Automatic-speech-recognition (ASR) models, which transcribe spoken utterances, are a key component of voice assistants. They are increasingly being deployed on devices at the edge of the Internet, where they enable faster responses (since they don’t require cloud processing) and continued service even during connectivity interruptions.
But ASR models need regular updating, as new words and names enter the public conversation. If all locally collected data stays on-device, updating a global model requires federated learning, in which devices compute updates locally and transmit only gradients — or adjustments to model weights — to the cloud.
A central question in federated learning is how to annotate the locally stored data, so it can be used to update the local model. At this year’s International Conference on Acoustics, Speech, and Signal Processing (ICASSP), my colleagues and I presented an answer to that question. One part of our answer is to use self-supervision, or using one version of a model to label data for another version, along with data augmentation. The other part is to use noisy, weak supervision signals based on implicit customer feedback — such as rephrasing a request — and natural-language-understanding semantics determined across multiple turns in a session with the conversational agent.
Transcription | play Halo by Beyonce in main speaker |
ASR hypothesis | play Hello by Beyond in main speaker |
NLU semantics | PlaySong, Artist: Beyonce, Song: Halo, Device: Main Speaker |
Semantic cost | 2/3 |
Table: Examples of weak supervision available for an utterance. Here, semantic cost (fraction of slots incorrect) is used as the feedback signal.
To test our approach, we simulated a federated-learning (FL) setup in which hundreds of devices update their local models using data they do not share. These updates are aggregated and combined with updates from cloud servers that replay training with historical data to prevent regressions on the ASR model. These innovations allow for 10% relative improvement in word error rate (WER) on new use cases with minimal degradation on other test sets in the absence of strong-supervision signals such as ground-truth transcriptions.
Noisy students
Semi-supervised learning often uses a large, powerful teacher model to label training data for a smaller, more efficient student model. In edge devices, which frequently have computational, communication, and memory constraints, larger teacher models may not be practical.

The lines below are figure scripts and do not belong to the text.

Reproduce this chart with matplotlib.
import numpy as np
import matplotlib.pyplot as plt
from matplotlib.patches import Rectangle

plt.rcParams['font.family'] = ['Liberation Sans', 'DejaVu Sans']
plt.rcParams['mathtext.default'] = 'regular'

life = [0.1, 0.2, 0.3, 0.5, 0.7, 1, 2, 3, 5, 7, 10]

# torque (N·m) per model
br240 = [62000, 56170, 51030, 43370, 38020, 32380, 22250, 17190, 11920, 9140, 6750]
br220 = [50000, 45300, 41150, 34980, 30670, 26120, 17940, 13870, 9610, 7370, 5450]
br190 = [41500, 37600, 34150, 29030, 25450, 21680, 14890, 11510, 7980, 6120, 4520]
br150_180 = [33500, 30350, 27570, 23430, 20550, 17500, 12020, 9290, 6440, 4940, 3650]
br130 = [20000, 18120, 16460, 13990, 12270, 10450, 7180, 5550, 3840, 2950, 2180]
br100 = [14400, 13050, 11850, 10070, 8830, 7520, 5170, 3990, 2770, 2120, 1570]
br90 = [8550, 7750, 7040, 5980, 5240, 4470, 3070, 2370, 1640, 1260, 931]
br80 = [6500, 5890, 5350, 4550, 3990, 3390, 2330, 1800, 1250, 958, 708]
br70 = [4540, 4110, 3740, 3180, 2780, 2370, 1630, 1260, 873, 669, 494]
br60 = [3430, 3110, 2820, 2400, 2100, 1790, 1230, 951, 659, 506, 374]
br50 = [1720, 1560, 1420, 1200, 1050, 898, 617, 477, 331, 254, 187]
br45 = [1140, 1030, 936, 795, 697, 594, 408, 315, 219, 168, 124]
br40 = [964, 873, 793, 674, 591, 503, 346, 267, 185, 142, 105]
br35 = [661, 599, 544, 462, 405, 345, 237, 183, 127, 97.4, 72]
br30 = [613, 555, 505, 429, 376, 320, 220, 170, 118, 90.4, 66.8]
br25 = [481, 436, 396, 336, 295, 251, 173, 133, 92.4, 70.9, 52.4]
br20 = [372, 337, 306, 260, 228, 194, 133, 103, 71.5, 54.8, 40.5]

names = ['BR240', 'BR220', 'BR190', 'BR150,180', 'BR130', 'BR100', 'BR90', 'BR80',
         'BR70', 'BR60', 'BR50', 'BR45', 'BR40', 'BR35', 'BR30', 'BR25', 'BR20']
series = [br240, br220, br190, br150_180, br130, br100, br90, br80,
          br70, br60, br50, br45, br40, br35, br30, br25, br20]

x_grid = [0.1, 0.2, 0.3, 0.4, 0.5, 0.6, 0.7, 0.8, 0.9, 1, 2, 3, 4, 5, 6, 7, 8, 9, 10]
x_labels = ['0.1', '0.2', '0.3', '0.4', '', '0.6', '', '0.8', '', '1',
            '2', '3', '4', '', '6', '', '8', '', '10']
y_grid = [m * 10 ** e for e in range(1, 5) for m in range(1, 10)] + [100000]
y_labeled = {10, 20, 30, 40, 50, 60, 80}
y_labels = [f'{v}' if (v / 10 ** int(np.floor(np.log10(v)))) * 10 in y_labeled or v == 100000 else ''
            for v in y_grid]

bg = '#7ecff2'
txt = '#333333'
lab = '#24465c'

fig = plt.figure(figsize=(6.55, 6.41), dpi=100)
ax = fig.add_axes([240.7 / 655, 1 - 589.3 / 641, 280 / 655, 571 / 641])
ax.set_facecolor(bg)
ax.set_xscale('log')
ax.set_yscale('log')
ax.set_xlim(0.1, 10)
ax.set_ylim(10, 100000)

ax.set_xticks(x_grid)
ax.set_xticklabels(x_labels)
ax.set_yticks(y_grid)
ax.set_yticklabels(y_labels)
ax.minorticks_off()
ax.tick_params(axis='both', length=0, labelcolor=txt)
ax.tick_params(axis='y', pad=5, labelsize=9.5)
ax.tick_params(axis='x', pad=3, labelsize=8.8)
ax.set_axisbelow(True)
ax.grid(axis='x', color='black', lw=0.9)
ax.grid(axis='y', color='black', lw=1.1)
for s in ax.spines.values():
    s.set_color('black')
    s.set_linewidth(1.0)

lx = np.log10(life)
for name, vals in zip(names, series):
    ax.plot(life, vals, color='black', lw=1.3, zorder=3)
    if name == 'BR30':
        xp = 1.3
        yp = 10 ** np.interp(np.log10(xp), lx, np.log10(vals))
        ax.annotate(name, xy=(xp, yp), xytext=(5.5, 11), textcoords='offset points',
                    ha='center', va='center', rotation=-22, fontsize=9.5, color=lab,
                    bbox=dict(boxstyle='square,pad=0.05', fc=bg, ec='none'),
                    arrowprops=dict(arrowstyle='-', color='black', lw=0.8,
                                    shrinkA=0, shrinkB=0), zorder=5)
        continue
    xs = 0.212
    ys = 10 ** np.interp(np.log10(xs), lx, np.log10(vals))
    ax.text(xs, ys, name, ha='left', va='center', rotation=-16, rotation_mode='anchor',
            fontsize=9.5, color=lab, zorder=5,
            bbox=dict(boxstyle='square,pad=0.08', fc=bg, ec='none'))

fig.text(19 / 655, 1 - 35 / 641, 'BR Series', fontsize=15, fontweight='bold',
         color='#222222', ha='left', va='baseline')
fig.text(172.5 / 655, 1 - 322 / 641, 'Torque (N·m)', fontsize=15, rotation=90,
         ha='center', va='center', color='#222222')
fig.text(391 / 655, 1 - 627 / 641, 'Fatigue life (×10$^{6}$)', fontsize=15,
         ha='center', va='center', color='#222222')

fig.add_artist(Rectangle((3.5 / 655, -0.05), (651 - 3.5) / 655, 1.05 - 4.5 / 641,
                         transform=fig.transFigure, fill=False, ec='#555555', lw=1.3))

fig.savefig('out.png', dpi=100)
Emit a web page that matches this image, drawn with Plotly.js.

Instead, we consider the so-called noisy-student or iterative-pseudo-labeling paradigm, where the local ASR model acts as a teacher model for itself. Once the model has labeled the locally stored audio, we throw out the examples where the label confidence is too high (as they won’t teach the model anything new) or too low (likely to be wrong). Once we have a pool of strong, pseudo-labeled examples, we augment the examples by adding elements such as noise and background speech, with the aim of improving the robustness of the trained model.
We then use weak supervision to prevent error-feedback loops where the model is trained to predict erroneous self-labels. Users typically interact with conversational agents across multiple turns in a session, and later interactions can indicate whether a request has been correctly handled. Canceling or repeating a request indicates user dissatisfaction, and users can also be prompted for explicit feedback signals. These types of interactions add an additional source of ground-truth alongside the self-labels.
In particular, we use reinforcement learning to update the local models. In reinforcement learning, a model interacts repeatedly with its environment, attempting to learn a policy that maximizes some reward function.
We simulate rewards using synthetic scores based on (1) implicit feedback and (2) semantics inferred by an on-device natural-language-understanding (NLU) model. We can convert the inferred semantics from the NLU model to a feedback score by computing a semantic cost metric (e.g., fraction of named entities tagged by the NLU model that also appear in the ASR hypothesis).
To leverage this noisy feedback, we update the model using a combination of the self-learning loss and an augmented reinforcement learning loss. Since feedback scores cannot be directly used to update the ASR model, we use a cost function that maximizes the probability of predicting hypotheses with high reward scores.
In our experiments, we used data on 3,000 training rounds across 400 devices, which use self-labels and weak supervision to calculate gradients or model updates. A cloud orchestrator combines these updates with updates generated on 40 pseudo-devices on cloud servers, which compute model updates using historical transcribed data.
We see improvement of more than 10% on test sets with novel data — i.e., utterances where words or phrases are five times more popular in the current time period than in the past. The cloud pseudo-devices perform replay training that prevents catastrophic forgetting, or degradation on older data when models are updated.